Question: I am concerned about protecting my company’s trade secrets. What should we be doing to protect our confidential information and trade secrets?
Answer: It is prudent to take steps to protect your business’s trade secrets and confidential information. Virtually all companies have some non-public information which would be harmful to their business operations if leaked to a competitor. Despite that business owners often fail to take the steps necessary to protect that information.

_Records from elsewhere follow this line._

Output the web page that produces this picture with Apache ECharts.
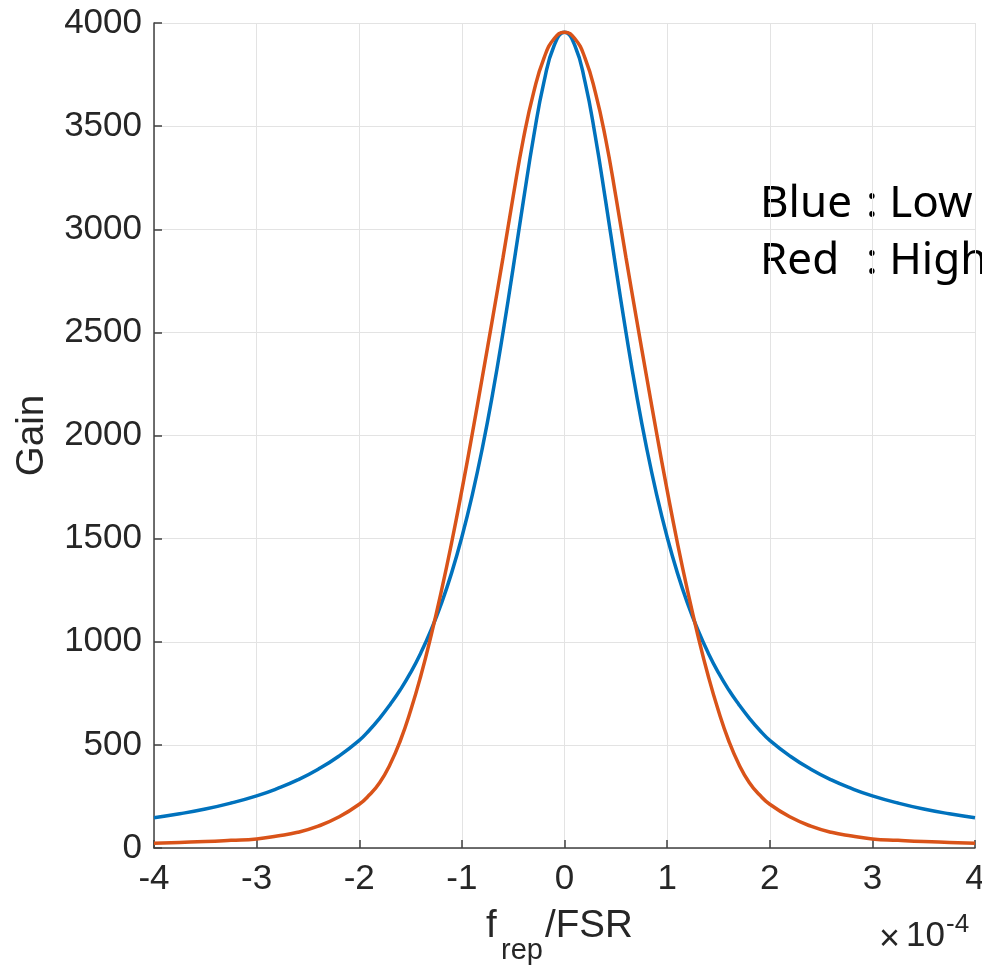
<!DOCTYPE html>
<html>
<head>
<meta charset="utf-8">
<script src="https://cdn.jsdelivr.net/npm/echarts@6/dist/echarts.min.js"></script>
<style>
  html, body { margin: 0; padding: 0; background: #fff; }
  #chart { width: 982px; height: 968px; }
</style>
</head>
<body>
<div id="chart"></div>
<script>
// frequency offset f_rep/FSR, in units of 1e-4
const freq = [
  -4, -3.75, -3.5, -3.25, -3, -2.8, -2.6, -2.4, -2.2, -2, -1.9, -1.8, -1.7, -1.6, -1.5, -1.4,
  -1.3, -1.2, -1.1, -1, -0.9, -0.8, -0.7, -0.6, -0.5, -0.4, -0.3, -0.2, -0.1,
  0,
  0.1, 0.2, 0.3, 0.4, 0.5, 0.6, 0.7, 0.8, 0.9, 1, 1.1, 1.2, 1.3,
  1.4, 1.5, 1.6, 1.7, 1.8, 1.9, 2, 2.2, 2.4, 2.6, 2.8, 3, 3.25, 3.5, 3.75, 4
];
// blue curve (low)
const gainLow = [
  147, 166, 189, 218, 253, 288, 330, 382, 445, 522, 572, 630, 695, 767, 850, 946,
  1057, 1185, 1334, 1508, 1709, 1940, 2203, 2497, 2814, 3140, 3451, 3714, 3892,
  3955,
  3892, 3714, 3451, 3140, 2814, 2497, 2203, 1940, 1709, 1508, 1334, 1185, 1057,
  946, 850, 767, 695, 630, 572, 522, 445, 382, 330, 288, 253, 218, 189, 166, 147
];
// red curve (high)
const gainHigh = [
  23, 27, 31, 37, 44, 58, 76, 106, 150, 212, 258, 318, 405, 520, 665, 835,
  1030, 1245, 1480, 1735, 2005, 2285, 2570, 2860, 3160, 3440, 3665, 3830, 3925,
  3955,
  3925, 3830, 3665, 3440, 3160, 2860, 2570, 2285, 2005, 1735, 1480, 1245, 1030,
  835, 665, 520, 405, 318, 258, 212, 150, 106, 76, 58, 44, 37, 31, 27, 23
];

const chart = echarts.init(document.getElementById('chart'));
const tickFont = 'Liberation Sans';
const axisColor = '#404040';

const option = {
  animation: false,
  backgroundColor: '#fff',
  grid: { left: 154, right: 7, top: 23, bottom: 120, outerBoundsMode: 'none' },
  xAxis: {
    type: 'value', min: -4, max: 4, interval: 1,
    axisLine: { onZero: false, lineStyle: { color: axisColor, width: 1.5 } },
    axisTick: { inside: true, length: 8, lineStyle: { color: axisColor, width: 1.5 } },
    axisLabel: { fontFamily: tickFont, fontSize: 35, color: '#262626', margin: 14 },
    splitLine: { show: true, lineStyle: { color: '#e3e3e3', width: 1 } }
  },
  yAxis: {
    type: 'value', min: 0, max: 4000, interval: 500,
    name: 'Gain', nameLocation: 'middle', nameGap: 102, nameRotate: 90,
    nameTextStyle: { fontFamily: tickFont, fontSize: 38.5, color: '#262626' },
    axisLine: { show: true, onZero: false, lineStyle: { color: axisColor, width: 1.5 } },
    axisTick: { show: true, inside: true, length: 8, lineStyle: { color: axisColor, width: 1.5 } },
    axisLabel: { fontFamily: tickFont, fontSize: 35, color: '#262626', margin: 12, formatter: v => String(v) },
    splitLine: { show: true, lineStyle: { color: '#e3e3e3', width: 1 } }
  },
  series: [
    {
      name: 'Low', type: 'line', showSymbol: false, smooth: true,
      lineStyle: { color: '#0072BD', width: 3.5 },
      data: freq.map((f, i) => [f, gainLow[i]])
    },
    {
      name: 'High', type: 'line', showSymbol: false, smooth: true,
      lineStyle: { color: '#D95319', width: 3.5 },
      data: freq.map((f, i) => [f, gainHigh[i]])
    }
  ],
  graphic: [
    // annotation
    { type: 'text', left: 760, top: 182, style: { text: 'Blue', font: '44px "Noto Sans"', fill: '#000' } },
    { type: 'text', left: 866, top: 182, style: { text: ': Low', font: '44px "Noto Sans"', fill: '#000' } },
    { type: 'text', left: 760, top: 239, style: { text: 'Red', font: '44px "Noto Sans"', fill: '#000' } },
    { type: 'text', left: 866, top: 239, style: { text: ': High', font: '44px "Noto Sans"', fill: '#000' } },
    // x axis name  f_rep/FSR
    { type: 'text', left: 486, top: 907, style: { text: 'f', font: '38.5px "Liberation Sans"', fill: '#262626' } },
    { type: 'text', left: 501, top: 936, style: { text: 'rep', font: '29px "Liberation Sans"', fill: '#262626' } },
    { type: 'text', left: 545, top: 907, style: { text: '/FSR', font: '38.5px "Liberation Sans"', fill: '#262626' } },
    // exponent  x10^-4
    { type: 'text', left: 879, top: 922, style: { text: '×', font: '36px "Liberation Sans"', fill: '#262626' } },
    { type: 'text', left: 906, top: 919, style: { text: '10', font: '35px "Liberation Sans"', fill: '#262626' } },
    { type: 'text', left: 946, top: 912, style: { text: '-4', font: '26px "Liberation Sans"', fill: '#262626' } }
  ]
};
chart.setOption(option);
</script>
</body>
</html>
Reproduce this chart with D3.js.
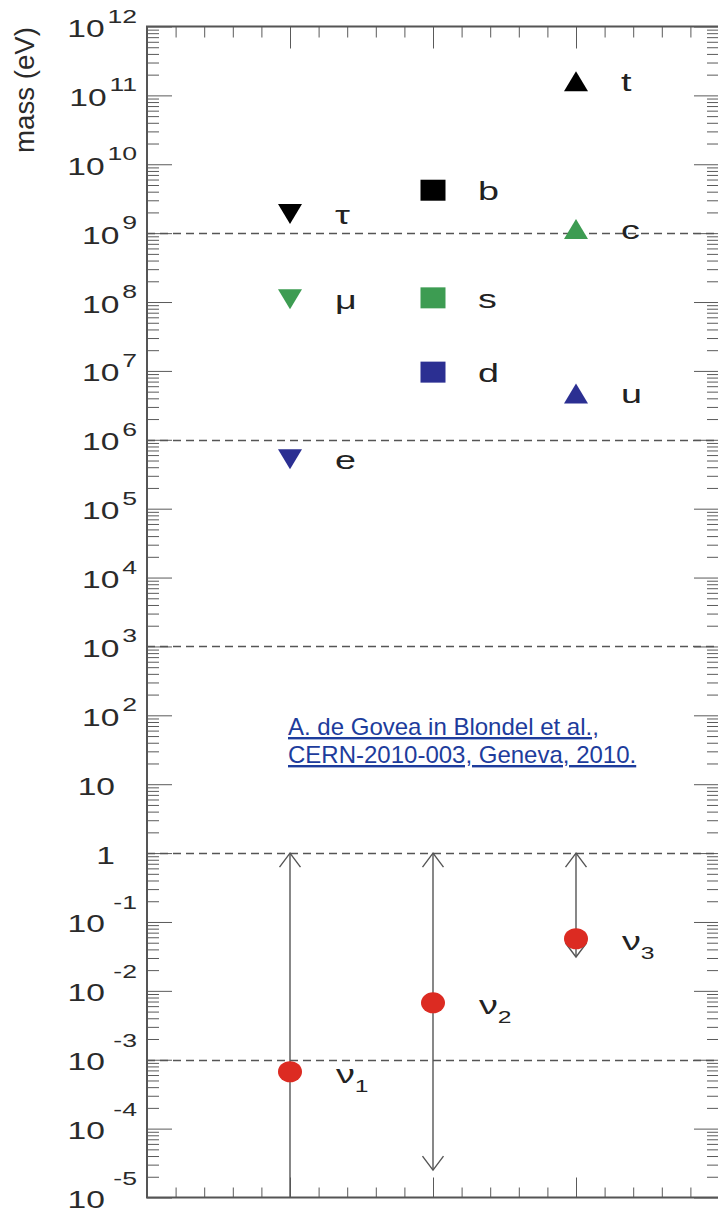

To understand how best to protect trade secret information, it is important to consider the two components that make information a “trade secret” entitled to protection. First, the information must derive some real or potential value from the fact that it is non-public (i.e., a “secret”). Second, it must be the subject of efforts to maintain its secrecy that are reasonable under the circumstances. You do not need Colonel-Sanders’-secret-recipe level protections for your small business’ materials costs database, but you do need some level of protection.
Many employers have trade secret policies in their employee handbooks or require that employees sign confidentiality agreements that protect trade secrets. Those actions are essential to maintaining trade secret protection, but often more is needed to ensure full protection.
In addition to having trade secrets policies in place, there are several specific categories of individuals who should be separately considered. A common way trade secret status can be lost is by failing to ensure that the information is protected as to third-parties, such as vendors and independent contractors. If any third-parties will have physical access to your trade secrets they should be required to sign a non-disclosure agreement, or at the very least should receive notification that the company requires them to maintain the confidentiality of such information.
Another often overlooked area is with regard to job applicants. Disclosure of planned operations, new ventures, or other trade secrets to potential recruits will waive protections as to that information. You should either avoid such disclosures, or require applicants to sign a non-disclosure agreement if you plan on discussing confidential information as part of the hiring process.
Departing employees represent one of the most challenging areas of trade secret protection – especially in California with its broad rule against non-compete agreements. It is advisable to conduct an exit interview with any departing employee who had access to trade secrets. The employee should be given copies of all trade secret policies and confidentiality agreements he or she signed, and reminded of his or her ongoing obligations. The interview should also include confirmation that all company property and confidential information in the employee’s possession, whether physical or electronic, has been returned. Finally, as soon as it is known that any employee with access to critical trade secrets will be departing, that employee’s access to the information should be monitored, limited, or eliminated.
Of course, in addition to your employment policies, there are numerous physical protections that might be required to protect your trade secrets, including locks, passwords, log-in screen warnings, and video cameras. These steps will go a long way to help businesses protect trade secrets and confidential information.